_Problem_.
In the listing below, find the line with "const ORANGE = '#fd8535';", then repeat exactly every line from the top through that one.

Code that draws figures:

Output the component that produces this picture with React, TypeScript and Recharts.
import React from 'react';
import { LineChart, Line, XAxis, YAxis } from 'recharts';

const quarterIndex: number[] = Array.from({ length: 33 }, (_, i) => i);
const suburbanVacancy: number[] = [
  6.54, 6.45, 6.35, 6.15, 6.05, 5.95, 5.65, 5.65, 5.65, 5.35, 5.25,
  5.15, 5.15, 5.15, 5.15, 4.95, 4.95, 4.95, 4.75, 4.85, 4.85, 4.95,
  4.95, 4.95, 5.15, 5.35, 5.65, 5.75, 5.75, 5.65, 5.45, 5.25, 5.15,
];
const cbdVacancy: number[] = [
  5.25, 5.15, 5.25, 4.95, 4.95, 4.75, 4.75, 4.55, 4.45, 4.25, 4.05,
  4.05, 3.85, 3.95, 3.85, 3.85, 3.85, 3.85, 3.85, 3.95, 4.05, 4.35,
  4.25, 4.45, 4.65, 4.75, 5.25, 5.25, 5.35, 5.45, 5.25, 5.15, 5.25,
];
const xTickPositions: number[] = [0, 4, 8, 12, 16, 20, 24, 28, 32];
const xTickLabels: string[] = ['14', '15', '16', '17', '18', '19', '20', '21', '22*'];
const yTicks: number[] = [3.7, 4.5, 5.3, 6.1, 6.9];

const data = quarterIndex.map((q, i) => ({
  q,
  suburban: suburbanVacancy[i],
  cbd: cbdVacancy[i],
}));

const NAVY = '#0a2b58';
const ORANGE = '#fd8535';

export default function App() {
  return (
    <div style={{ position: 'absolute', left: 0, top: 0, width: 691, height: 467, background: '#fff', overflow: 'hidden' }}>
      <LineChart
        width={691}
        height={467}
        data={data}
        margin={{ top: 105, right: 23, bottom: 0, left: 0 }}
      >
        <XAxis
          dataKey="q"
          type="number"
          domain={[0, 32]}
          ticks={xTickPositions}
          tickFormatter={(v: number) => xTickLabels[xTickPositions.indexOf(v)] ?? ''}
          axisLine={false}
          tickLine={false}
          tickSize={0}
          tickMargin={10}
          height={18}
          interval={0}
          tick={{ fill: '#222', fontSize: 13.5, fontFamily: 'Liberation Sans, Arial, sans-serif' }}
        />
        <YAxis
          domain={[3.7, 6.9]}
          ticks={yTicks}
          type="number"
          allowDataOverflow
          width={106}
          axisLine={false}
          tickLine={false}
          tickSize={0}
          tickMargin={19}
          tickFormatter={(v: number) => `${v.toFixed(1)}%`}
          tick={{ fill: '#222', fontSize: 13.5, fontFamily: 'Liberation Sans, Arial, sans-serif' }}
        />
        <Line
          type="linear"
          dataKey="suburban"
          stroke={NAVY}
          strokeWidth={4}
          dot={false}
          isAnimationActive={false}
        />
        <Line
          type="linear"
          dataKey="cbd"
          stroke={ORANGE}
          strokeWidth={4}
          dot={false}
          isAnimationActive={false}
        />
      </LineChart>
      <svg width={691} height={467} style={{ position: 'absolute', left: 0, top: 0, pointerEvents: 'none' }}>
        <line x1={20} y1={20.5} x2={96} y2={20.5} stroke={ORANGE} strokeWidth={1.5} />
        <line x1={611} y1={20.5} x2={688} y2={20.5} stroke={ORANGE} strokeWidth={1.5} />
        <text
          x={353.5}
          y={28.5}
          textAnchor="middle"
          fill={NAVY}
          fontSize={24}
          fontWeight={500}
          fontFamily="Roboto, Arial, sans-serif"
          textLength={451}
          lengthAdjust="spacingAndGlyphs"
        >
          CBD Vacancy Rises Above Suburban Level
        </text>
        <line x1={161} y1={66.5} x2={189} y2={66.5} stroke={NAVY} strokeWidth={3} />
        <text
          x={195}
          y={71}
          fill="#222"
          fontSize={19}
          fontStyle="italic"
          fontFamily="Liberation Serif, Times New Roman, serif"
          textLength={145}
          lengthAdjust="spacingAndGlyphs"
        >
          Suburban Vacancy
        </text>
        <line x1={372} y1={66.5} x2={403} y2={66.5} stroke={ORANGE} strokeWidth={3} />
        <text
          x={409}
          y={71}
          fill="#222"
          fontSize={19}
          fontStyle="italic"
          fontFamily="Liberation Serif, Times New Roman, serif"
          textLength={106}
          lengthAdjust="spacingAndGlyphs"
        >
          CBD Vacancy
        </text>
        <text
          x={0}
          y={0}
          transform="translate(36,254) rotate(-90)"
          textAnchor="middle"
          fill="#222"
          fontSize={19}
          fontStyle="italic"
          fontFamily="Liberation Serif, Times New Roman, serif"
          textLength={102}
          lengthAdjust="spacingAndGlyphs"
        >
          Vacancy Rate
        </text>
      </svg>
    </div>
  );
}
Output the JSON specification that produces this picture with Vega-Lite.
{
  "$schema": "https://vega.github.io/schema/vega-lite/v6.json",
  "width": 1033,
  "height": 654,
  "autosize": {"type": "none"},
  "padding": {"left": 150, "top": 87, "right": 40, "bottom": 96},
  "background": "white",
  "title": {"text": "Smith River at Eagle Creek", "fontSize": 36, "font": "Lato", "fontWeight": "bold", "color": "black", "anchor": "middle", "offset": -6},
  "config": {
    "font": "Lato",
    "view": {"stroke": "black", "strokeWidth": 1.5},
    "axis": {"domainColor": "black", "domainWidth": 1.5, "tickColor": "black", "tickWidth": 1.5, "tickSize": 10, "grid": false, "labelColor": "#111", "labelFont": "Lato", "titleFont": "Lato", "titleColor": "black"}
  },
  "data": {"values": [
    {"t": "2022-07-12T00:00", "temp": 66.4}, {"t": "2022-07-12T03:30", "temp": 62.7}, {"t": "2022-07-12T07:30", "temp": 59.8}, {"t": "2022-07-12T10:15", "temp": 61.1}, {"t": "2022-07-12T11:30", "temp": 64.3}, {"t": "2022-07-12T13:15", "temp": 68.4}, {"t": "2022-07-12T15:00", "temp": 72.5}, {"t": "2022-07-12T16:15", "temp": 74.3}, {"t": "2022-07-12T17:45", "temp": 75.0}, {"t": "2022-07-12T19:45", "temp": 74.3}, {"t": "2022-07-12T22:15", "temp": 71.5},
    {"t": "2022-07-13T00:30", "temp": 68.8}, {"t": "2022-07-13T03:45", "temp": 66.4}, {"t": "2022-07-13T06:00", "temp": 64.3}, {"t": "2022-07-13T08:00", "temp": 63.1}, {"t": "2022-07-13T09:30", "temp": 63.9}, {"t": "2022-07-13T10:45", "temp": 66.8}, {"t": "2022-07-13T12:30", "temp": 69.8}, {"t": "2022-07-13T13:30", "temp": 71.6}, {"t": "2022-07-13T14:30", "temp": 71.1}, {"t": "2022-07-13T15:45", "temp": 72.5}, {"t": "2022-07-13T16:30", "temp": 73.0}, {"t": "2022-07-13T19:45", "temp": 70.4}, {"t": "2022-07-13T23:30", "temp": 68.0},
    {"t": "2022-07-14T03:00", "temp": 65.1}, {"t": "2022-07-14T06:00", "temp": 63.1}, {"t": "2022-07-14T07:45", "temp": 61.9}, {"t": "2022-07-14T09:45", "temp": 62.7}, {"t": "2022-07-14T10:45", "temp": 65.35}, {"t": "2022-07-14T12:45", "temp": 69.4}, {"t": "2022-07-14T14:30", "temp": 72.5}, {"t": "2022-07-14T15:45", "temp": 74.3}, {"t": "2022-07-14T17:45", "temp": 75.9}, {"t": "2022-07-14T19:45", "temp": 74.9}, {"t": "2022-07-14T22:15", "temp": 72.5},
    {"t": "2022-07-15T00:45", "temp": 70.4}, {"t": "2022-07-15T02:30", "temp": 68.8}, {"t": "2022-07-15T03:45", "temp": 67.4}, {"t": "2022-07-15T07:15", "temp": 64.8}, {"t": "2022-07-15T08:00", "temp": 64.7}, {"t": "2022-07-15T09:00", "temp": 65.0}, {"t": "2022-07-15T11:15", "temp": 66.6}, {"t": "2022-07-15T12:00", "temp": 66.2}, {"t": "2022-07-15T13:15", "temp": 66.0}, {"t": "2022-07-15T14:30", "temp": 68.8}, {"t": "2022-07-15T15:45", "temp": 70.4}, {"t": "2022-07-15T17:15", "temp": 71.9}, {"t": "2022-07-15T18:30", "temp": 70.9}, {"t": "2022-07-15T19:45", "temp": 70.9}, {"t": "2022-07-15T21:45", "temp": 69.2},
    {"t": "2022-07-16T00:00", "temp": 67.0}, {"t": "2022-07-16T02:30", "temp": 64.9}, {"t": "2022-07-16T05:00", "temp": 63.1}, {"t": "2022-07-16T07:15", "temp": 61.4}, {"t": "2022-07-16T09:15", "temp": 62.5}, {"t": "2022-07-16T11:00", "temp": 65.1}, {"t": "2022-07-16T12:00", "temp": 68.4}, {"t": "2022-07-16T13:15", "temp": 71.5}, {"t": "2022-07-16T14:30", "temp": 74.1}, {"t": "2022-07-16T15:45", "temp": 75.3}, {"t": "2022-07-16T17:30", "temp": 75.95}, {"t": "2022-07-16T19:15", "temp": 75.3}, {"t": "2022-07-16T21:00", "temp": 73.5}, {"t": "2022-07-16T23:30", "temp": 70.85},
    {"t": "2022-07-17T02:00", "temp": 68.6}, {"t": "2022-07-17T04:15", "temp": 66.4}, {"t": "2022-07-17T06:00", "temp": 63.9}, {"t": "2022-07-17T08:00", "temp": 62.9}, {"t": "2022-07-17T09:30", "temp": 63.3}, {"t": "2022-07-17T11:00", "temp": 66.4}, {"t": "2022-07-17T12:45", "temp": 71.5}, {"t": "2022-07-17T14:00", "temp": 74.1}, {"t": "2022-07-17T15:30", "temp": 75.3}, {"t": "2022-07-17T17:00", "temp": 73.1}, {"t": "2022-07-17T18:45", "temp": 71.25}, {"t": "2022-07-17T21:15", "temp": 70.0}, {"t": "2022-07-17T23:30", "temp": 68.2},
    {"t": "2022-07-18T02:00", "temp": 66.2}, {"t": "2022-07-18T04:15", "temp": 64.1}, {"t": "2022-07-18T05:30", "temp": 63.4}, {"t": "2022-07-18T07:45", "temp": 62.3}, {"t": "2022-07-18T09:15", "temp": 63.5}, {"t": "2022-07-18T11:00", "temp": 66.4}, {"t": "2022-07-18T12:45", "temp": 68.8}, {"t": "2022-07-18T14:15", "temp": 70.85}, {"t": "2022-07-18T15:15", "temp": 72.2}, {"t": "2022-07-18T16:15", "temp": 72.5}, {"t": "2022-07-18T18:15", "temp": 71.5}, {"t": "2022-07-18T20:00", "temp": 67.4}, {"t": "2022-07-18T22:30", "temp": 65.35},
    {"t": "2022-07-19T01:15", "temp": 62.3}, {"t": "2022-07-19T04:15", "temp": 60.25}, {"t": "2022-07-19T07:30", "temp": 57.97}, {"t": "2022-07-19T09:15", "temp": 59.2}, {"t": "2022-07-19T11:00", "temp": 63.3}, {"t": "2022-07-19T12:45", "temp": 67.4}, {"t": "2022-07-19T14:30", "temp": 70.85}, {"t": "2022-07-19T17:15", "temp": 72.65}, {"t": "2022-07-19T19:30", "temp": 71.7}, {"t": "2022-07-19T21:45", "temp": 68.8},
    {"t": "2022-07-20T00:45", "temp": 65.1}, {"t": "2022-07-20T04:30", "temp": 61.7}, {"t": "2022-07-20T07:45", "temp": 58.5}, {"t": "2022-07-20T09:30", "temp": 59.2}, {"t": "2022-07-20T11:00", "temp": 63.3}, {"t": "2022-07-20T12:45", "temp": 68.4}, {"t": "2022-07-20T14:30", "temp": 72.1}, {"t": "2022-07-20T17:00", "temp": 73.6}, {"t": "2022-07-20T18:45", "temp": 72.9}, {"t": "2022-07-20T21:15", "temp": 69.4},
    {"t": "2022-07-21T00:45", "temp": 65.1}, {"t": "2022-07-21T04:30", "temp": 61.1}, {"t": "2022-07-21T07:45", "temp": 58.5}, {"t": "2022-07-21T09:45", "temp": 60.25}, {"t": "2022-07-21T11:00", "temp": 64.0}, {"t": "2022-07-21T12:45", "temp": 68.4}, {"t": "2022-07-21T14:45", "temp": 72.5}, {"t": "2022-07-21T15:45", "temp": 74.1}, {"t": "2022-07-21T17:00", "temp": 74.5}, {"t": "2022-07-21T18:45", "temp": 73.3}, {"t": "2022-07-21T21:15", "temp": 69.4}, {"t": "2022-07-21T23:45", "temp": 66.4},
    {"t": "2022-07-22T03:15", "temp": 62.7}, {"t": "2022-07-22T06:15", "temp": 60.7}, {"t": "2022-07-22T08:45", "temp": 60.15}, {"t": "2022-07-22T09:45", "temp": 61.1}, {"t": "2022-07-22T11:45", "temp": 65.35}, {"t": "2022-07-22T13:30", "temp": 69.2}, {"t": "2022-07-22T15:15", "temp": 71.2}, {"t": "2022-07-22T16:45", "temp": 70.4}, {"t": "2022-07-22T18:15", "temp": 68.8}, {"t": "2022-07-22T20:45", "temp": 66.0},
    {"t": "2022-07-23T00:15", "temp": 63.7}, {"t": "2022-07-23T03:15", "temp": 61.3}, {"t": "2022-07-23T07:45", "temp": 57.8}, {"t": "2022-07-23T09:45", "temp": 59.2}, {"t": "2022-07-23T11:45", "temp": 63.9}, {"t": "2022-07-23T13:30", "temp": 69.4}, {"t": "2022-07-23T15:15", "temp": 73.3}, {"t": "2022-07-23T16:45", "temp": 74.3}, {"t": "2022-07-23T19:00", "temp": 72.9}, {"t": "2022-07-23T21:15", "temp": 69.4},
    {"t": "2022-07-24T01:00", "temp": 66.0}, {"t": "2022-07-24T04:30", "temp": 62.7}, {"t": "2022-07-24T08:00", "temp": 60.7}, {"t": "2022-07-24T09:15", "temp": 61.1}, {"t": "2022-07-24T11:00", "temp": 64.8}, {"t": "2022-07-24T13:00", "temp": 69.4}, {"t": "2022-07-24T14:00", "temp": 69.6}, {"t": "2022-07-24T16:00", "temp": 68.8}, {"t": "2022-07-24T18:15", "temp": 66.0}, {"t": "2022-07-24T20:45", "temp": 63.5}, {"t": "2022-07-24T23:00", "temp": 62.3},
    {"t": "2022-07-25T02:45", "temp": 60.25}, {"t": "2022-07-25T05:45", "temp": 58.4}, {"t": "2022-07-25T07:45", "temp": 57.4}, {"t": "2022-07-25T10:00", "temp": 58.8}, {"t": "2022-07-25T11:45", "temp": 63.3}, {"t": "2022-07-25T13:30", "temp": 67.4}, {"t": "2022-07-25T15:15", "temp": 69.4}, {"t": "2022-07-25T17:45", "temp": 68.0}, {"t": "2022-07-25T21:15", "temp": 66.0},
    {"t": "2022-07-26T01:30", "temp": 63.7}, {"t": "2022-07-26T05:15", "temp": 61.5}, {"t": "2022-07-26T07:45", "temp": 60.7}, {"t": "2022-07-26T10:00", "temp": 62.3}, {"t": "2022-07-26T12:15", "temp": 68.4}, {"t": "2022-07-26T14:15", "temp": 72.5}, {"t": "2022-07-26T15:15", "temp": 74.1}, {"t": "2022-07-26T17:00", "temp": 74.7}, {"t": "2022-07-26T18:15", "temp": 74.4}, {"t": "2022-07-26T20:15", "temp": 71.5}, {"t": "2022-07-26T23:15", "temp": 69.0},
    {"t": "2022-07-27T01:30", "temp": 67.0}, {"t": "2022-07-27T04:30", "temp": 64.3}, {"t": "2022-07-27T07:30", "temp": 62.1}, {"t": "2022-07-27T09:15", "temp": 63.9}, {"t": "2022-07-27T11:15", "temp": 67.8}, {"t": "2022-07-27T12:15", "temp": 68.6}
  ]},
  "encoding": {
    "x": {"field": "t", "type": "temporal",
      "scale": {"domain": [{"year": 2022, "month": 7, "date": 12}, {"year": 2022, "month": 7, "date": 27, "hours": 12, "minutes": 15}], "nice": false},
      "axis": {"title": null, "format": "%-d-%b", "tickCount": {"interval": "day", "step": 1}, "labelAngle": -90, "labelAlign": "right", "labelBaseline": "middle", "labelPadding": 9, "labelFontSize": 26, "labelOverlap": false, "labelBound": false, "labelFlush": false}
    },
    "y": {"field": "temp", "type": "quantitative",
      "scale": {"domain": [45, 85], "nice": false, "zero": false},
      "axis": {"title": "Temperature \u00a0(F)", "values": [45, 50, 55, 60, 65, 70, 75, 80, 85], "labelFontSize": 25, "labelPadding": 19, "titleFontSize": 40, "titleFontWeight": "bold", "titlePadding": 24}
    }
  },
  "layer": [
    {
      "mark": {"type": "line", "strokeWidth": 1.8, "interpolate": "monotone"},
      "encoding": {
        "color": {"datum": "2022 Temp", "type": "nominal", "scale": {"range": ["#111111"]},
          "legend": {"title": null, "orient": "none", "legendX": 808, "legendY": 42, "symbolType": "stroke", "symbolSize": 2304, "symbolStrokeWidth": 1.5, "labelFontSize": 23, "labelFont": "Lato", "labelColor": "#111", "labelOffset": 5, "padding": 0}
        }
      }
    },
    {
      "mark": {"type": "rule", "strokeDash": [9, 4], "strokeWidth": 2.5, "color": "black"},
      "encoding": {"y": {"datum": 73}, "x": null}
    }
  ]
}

_Task output_.
Output the component that produces this picture with React, TypeScript and Recharts.
import React from 'react';
import { LineChart, Line, XAxis, YAxis } from 'recharts';

const quarterIndex: number[] = Array.from({ length: 33 }, (_, i) => i);
const suburbanVacancy: number[] = [
  6.54, 6.45, 6.35, 6.15, 6.05, 5.95, 5.65, 5.65, 5.65, 5.35, 5.25,
  5.15, 5.15, 5.15, 5.15, 4.95, 4.95, 4.95, 4.75, 4.85, 4.85, 4.95,
  4.95, 4.95, 5.15, 5.35, 5.65, 5.75, 5.75, 5.65, 5.45, 5.25, 5.15,
];
const cbdVacancy: number[] = [
  5.25, 5.15, 5.25, 4.95, 4.95, 4.75, 4.75, 4.55, 4.45, 4.25, 4.05,
  4.05, 3.85, 3.95, 3.85, 3.85, 3.85, 3.85, 3.85, 3.95, 4.05, 4.35,
  4.25, 4.45, 4.65, 4.75, 5.25, 5.25, 5.35, 5.45, 5.25, 5.15, 5.25,
];
const xTickPositions: number[] = [0, 4, 8, 12, 16, 20, 24, 28, 32];
const xTickLabels: string[] = ['14', '15', '16', '17', '18', '19', '20', '21', '22*'];
const yTicks: number[] = [3.7, 4.5, 5.3, 6.1, 6.9];

const data = quarterIndex.map((q, i) => ({
  q,
  suburban: suburbanVacancy[i],
  cbd: cbdVacancy[i],
}));

const NAVY = '#0a2b58';
const ORANGE = '#fd8535';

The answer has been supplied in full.